Your task is to copy every line of this material exactly.

--------------------

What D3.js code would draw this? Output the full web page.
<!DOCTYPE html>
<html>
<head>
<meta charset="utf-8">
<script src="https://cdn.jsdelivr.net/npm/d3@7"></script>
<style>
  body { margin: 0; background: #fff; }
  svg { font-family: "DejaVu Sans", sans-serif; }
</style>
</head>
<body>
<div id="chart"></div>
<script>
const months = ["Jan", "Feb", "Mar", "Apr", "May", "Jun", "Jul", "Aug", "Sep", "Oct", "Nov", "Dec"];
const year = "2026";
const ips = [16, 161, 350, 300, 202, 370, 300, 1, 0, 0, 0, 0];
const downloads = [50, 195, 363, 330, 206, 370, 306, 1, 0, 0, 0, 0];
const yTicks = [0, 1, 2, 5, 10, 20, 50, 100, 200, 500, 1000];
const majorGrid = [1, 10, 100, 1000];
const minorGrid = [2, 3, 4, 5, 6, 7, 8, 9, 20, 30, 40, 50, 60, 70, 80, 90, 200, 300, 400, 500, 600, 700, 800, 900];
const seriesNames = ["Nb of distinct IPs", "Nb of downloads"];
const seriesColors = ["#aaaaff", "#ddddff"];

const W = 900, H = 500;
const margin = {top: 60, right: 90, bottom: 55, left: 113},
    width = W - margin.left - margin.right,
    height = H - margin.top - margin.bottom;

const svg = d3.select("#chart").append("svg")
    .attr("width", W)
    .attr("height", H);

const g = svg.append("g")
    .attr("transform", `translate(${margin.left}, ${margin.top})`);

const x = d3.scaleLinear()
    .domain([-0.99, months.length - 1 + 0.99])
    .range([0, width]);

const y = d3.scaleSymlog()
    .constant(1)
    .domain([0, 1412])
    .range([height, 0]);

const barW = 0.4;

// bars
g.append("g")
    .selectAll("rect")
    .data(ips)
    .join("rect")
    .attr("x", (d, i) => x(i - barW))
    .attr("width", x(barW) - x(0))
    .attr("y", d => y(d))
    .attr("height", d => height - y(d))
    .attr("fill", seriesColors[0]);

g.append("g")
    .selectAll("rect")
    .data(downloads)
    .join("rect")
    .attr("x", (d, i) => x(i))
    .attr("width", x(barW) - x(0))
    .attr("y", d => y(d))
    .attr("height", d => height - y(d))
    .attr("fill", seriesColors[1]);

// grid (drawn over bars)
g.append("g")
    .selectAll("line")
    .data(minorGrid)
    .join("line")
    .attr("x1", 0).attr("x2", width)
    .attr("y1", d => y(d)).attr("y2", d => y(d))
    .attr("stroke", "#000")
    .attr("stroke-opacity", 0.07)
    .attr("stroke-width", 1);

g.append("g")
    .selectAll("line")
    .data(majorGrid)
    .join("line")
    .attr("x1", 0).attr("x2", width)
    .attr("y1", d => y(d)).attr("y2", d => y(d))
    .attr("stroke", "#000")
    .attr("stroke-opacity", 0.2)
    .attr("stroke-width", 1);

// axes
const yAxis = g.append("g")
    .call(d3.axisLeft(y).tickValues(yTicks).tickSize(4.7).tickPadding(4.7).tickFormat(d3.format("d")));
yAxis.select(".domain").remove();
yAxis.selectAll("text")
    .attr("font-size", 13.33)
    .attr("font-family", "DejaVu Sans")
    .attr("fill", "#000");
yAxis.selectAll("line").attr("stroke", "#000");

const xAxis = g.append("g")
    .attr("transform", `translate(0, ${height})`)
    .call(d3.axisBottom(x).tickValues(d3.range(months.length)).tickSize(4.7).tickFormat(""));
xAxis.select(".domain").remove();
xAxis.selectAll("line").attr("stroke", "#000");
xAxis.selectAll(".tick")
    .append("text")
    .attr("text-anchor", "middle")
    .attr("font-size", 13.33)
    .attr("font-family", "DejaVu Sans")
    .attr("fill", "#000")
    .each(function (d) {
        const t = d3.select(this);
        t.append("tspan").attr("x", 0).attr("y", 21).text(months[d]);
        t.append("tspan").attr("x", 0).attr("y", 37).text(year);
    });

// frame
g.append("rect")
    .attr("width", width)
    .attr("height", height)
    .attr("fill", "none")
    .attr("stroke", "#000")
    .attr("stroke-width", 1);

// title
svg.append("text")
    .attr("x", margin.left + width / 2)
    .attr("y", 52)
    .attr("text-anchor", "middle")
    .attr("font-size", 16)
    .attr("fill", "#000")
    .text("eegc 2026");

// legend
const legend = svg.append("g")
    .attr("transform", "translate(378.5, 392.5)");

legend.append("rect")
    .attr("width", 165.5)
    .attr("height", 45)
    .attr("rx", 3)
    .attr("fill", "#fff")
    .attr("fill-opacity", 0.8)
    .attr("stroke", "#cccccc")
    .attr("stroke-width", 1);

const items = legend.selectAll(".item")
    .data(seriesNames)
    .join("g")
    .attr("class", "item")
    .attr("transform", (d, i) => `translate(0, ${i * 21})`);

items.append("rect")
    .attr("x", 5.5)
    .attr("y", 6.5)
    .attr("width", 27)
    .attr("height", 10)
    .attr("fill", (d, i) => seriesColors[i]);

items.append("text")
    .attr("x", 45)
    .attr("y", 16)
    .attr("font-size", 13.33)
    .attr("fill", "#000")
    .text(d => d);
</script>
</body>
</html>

--------------------

COMPLETE OUTPUT:
What D3.js code would draw this? Output the full web page.
<!DOCTYPE html>
<html>
<head>
<meta charset="utf-8">
<script src="https://cdn.jsdelivr.net/npm/d3@7"></script>
<style>
  body { margin: 0; background: #fff; }
  svg { font-family: "DejaVu Sans", sans-serif; }
</style>
</head>
<body>
<div id="chart"></div>
<script>
const months = ["Jan", "Feb", "Mar", "Apr", "May", "Jun", "Jul", "Aug", "Sep", "Oct", "Nov", "Dec"];
const year = "2026";
const ips = [16, 161, 350, 300, 202, 370, 300, 1, 0, 0, 0, 0];
const downloads = [50, 195, 363, 330, 206, 370, 306, 1, 0, 0, 0, 0];
const yTicks = [0, 1, 2, 5, 10, 20, 50, 100, 200, 500, 1000];
const majorGrid = [1, 10, 100, 1000];
const minorGrid = [2, 3, 4, 5, 6, 7, 8, 9, 20, 30, 40, 50, 60, 70, 80, 90, 200, 300, 400, 500, 600, 700, 800, 900];
const seriesNames = ["Nb of distinct IPs", "Nb of downloads"];
const seriesColors = ["#aaaaff", "#ddddff"];

const W = 900, H = 500;
const margin = {top: 60, right: 90, bottom: 55, left: 113},
    width = W - margin.left - margin.right,
    height = H - margin.top - margin.bottom;

const svg = d3.select("#chart").append("svg")
    .attr("width", W)
    .attr("height", H);

const g = svg.append("g")
    .attr("transform", `translate(${margin.left}, ${margin.top})`);

const x = d3.scaleLinear()
    .domain([-0.99, months.length - 1 + 0.99])
    .range([0, width]);

const y = d3.scaleSymlog()
    .constant(1)
    .domain([0, 1412])
    .range([height, 0]);

const barW = 0.4;

// bars
g.append("g")
    .selectAll("rect")
    .data(ips)
    .join("rect")
    .attr("x", (d, i) => x(i - barW))
    .attr("width", x(barW) - x(0))
    .attr("y", d => y(d))
    .attr("height", d => height - y(d))
    .attr("fill", seriesColors[0]);

g.append("g")
    .selectAll("rect")
    .data(downloads)
    .join("rect")
    .attr("x", (d, i) => x(i))
    .attr("width", x(barW) - x(0))
    .attr("y", d => y(d))
    .attr("height", d => height - y(d))
    .attr("fill", seriesColors[1]);

// grid (drawn over bars)
g.append("g")
    .selectAll("line")
    .data(minorGrid)
    .join("line")
    .attr("x1", 0).attr("x2", width)
    .attr("y1", d => y(d)).attr("y2", d => y(d))
    .attr("stroke", "#000")
    .attr("stroke-opacity", 0.07)
    .attr("stroke-width", 1);

g.append("g")
    .selectAll("line")
    .data(majorGrid)
    .join("line")
    .attr("x1", 0).attr("x2", width)
    .attr("y1", d => y(d)).attr("y2", d => y(d))
    .attr("stroke", "#000")
    .attr("stroke-opacity", 0.2)
    .attr("stroke-width", 1);

// axes
const yAxis = g.append("g")
    .call(d3.axisLeft(y).tickValues(yTicks).tickSize(4.7).tickPadding(4.7).tickFormat(d3.format("d")));
yAxis.select(".domain").remove();
yAxis.selectAll("text")
    .attr("font-size", 13.33)
    .attr("font-family", "DejaVu Sans")
    .attr("fill", "#000");
yAxis.selectAll("line").attr("stroke", "#000");

const xAxis = g.append("g")
    .attr("transform", `translate(0, ${height})`)
    .call(d3.axisBottom(x).tickValues(d3.range(months.length)).tickSize(4.7).tickFormat(""));
xAxis.select(".domain").remove();
xAxis.selectAll("line").attr("stroke", "#000");
xAxis.selectAll(".tick")
    .append("text")
    .attr("text-anchor", "middle")
    .attr("font-size", 13.33)
    .attr("font-family", "DejaVu Sans")
    .attr("fill", "#000")
    .each(function (d) {
        const t = d3.select(this);
        t.append("tspan").attr("x", 0).attr("y", 21).text(months[d]);
        t.append("tspan").attr("x", 0).attr("y", 37).text(year);
    });

// frame
g.append("rect")
    .attr("width", width)
    .attr("height", height)
    .attr("fill", "none")
    .attr("stroke", "#000")
    .attr("stroke-width", 1);

// title
svg.append("text")
    .attr("x", margin.left + width / 2)
    .attr("y", 52)
    .attr("text-anchor", "middle")
    .attr("font-size", 16)
    .attr("fill", "#000")
    .text("eegc 2026");

// legend
const legend = svg.append("g")
    .attr("transform", "translate(378.5, 392.5)");

legend.append("rect")
    .attr("width", 165.5)
    .attr("height", 45)
    .attr("rx", 3)
    .attr("fill", "#fff")
    .attr("fill-opacity", 0.8)
    .attr("stroke", "#cccccc")
    .attr("stroke-width", 1);

const items = legend.selectAll(".item")
    .data(seriesNames)
    .join("g")
    .attr("class", "item")
    .attr("transform", (d, i) => `translate(0, ${i * 21})`);

items.append("rect")
    .attr("x", 5.5)
    .attr("y", 6.5)
    .attr("width", 27)
    .attr("height", 10)
    .attr("fill", (d, i) => seriesColors[i]);

items.append("text")
    .attr("x", 45)
    .attr("y", 16)
    .attr("font-size", 13.33)
    .attr("fill", "#000")
    .text(d => d);
</script>
</body>
</html>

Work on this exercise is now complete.